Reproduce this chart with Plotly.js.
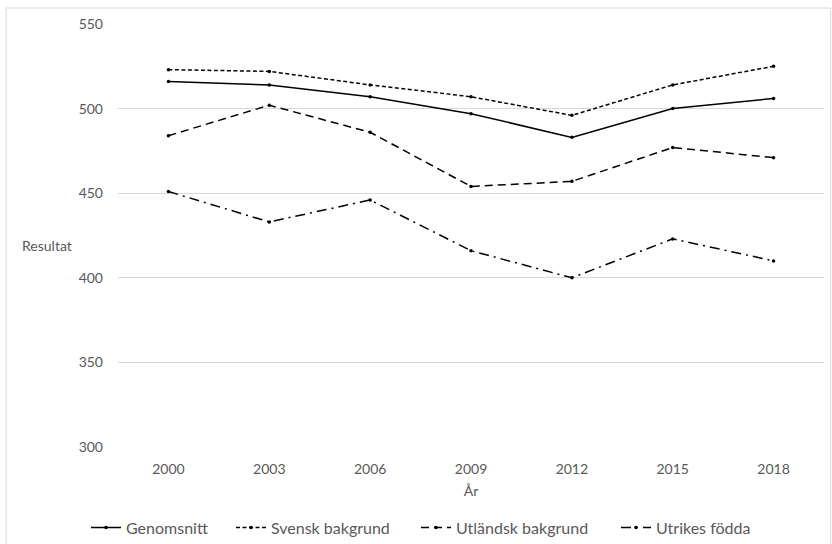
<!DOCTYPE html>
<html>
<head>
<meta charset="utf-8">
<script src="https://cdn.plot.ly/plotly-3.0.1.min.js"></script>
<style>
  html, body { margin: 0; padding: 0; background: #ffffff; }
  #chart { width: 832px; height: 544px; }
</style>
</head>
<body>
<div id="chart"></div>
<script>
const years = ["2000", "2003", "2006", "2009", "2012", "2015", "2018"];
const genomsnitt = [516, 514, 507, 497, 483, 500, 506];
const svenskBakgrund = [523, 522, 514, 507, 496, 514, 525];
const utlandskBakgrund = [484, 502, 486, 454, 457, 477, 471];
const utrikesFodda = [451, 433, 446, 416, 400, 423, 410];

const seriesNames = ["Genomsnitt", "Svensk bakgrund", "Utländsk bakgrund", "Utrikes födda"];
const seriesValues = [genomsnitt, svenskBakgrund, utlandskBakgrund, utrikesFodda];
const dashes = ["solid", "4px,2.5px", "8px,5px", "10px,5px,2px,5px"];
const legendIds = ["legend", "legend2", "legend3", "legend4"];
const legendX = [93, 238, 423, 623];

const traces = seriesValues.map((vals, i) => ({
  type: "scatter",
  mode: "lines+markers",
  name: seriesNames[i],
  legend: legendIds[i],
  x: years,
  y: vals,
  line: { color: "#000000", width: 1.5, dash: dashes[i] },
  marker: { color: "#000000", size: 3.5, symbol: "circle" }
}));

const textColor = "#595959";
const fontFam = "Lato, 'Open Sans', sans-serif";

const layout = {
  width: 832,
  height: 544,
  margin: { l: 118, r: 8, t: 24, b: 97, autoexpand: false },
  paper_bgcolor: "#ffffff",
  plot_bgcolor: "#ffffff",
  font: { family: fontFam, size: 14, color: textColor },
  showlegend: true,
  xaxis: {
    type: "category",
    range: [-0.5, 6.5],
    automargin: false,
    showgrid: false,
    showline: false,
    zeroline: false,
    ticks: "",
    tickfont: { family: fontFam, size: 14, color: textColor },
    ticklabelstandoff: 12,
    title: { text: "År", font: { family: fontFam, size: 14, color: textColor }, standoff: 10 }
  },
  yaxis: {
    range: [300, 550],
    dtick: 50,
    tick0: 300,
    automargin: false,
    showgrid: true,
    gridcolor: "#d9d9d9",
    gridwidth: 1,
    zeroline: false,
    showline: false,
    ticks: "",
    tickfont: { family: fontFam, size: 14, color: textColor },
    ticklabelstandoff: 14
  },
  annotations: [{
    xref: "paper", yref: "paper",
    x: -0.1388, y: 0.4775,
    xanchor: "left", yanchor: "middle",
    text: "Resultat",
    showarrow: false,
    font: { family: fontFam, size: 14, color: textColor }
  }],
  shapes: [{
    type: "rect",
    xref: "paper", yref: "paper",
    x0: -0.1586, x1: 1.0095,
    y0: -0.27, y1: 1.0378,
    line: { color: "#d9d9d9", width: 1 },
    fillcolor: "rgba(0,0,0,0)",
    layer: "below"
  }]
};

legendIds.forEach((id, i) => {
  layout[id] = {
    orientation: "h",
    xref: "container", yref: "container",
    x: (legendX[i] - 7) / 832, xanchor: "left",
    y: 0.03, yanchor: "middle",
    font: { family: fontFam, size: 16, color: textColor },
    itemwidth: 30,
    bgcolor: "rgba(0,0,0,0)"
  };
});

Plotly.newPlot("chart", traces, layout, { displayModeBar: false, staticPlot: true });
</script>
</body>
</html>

The exercise:
Word for word, quote the lines above. Omit the pictures.

Written response:
Reproduce this chart with Plotly.js.
<!DOCTYPE html>
<html>
<head>
<meta charset="utf-8">
<script src="https://cdn.plot.ly/plotly-3.0.1.min.js"></script>
<style>
  html, body { margin: 0; padding: 0; background: #ffffff; }
  #chart { width: 832px; height: 544px; }
</style>
</head>
<body>
<div id="chart"></div>
<script>
const years = ["2000", "2003", "2006", "2009", "2012", "2015", "2018"];
const genomsnitt = [516, 514, 507, 497, 483, 500, 506];
const svenskBakgrund = [523, 522, 514, 507, 496, 514, 525];
const utlandskBakgrund = [484, 502, 486, 454, 457, 477, 471];
const utrikesFodda = [451, 433, 446, 416, 400, 423, 410];

const seriesNames = ["Genomsnitt", "Svensk bakgrund", "Utländsk bakgrund", "Utrikes födda"];
const seriesValues = [genomsnitt, svenskBakgrund, utlandskBakgrund, utrikesFodda];
const dashes = ["solid", "4px,2.5px", "8px,5px", "10px,5px,2px,5px"];
const legendIds = ["legend", "legend2", "legend3", "legend4"];
const legendX = [93, 238, 423, 623];

const traces = seriesValues.map((vals, i) => ({
  type: "scatter",
  mode: "lines+markers",
  name: seriesNames[i],
  legend: legendIds[i],
  x: years,
  y: vals,
  line: { color: "#000000", width: 1.5, dash: dashes[i] },
  marker: { color: "#000000", size: 3.5, symbol: "circle" }
}));

const textColor = "#595959";
const fontFam = "Lato, 'Open Sans', sans-serif";

const layout = {
  width: 832,
  height: 544,
  margin: { l: 118, r: 8, t: 24, b: 97, autoexpand: false },
  paper_bgcolor: "#ffffff",
  plot_bgcolor: "#ffffff",
  font: { family: fontFam, size: 14, color: textColor },
  showlegend: true,
  xaxis: {
    type: "category",
    range: [-0.5, 6.5],
    automargin: false,
    showgrid: false,
    showline: false,
    zeroline: false,
    ticks: "",
    tickfont: { family: fontFam, size: 14, color: textColor },
    ticklabelstandoff: 12,
    title: { text: "År", font: { family: fontFam, size: 14, color: textColor }, standoff: 10 }
  },
  yaxis: {
    range: [300, 550],
    dtick: 50,
    tick0: 300,
    automargin: false,
    showgrid: true,
    gridcolor: "#d9d9d9",
    gridwidth: 1,
    zeroline: false,
    showline: false,
    ticks: "",
    tickfont: { family: fontFam, size: 14, color: textColor },
    ticklabelstandoff: 14
  },
  annotations: [{
    xref: "paper", yref: "paper",
    x: -0.1388, y: 0.4775,
    xanchor: "left", yanchor: "middle",
    text: "Resultat",
    showarrow: false,
    font: { family: fontFam, size: 14, color: textColor }
  }],
  shapes: [{
    type: "rect",
    xref: "paper", yref: "paper",
    x0: -0.1586, x1: 1.0095,
    y0: -0.27, y1: 1.0378,
    line: { color: "#d9d9d9", width: 1 },
    fillcolor: "rgba(0,0,0,0)",
    layer: "below"
  }]
};

legendIds.forEach((id, i) => {
  layout[id] = {
    orientation: "h",
    xref: "container", yref: "container",
    x: (legendX[i] - 7) / 832, xanchor: "left",
    y: 0.03, yanchor: "middle",
    font: { family: fontFam, size: 16, color: textColor },
    itemwidth: 30,
    bgcolor: "rgba(0,0,0,0)"
  };
});

Plotly.newPlot("chart", traces, layout, { displayModeBar: false, staticPlot: true });
</script>
</body>
</html>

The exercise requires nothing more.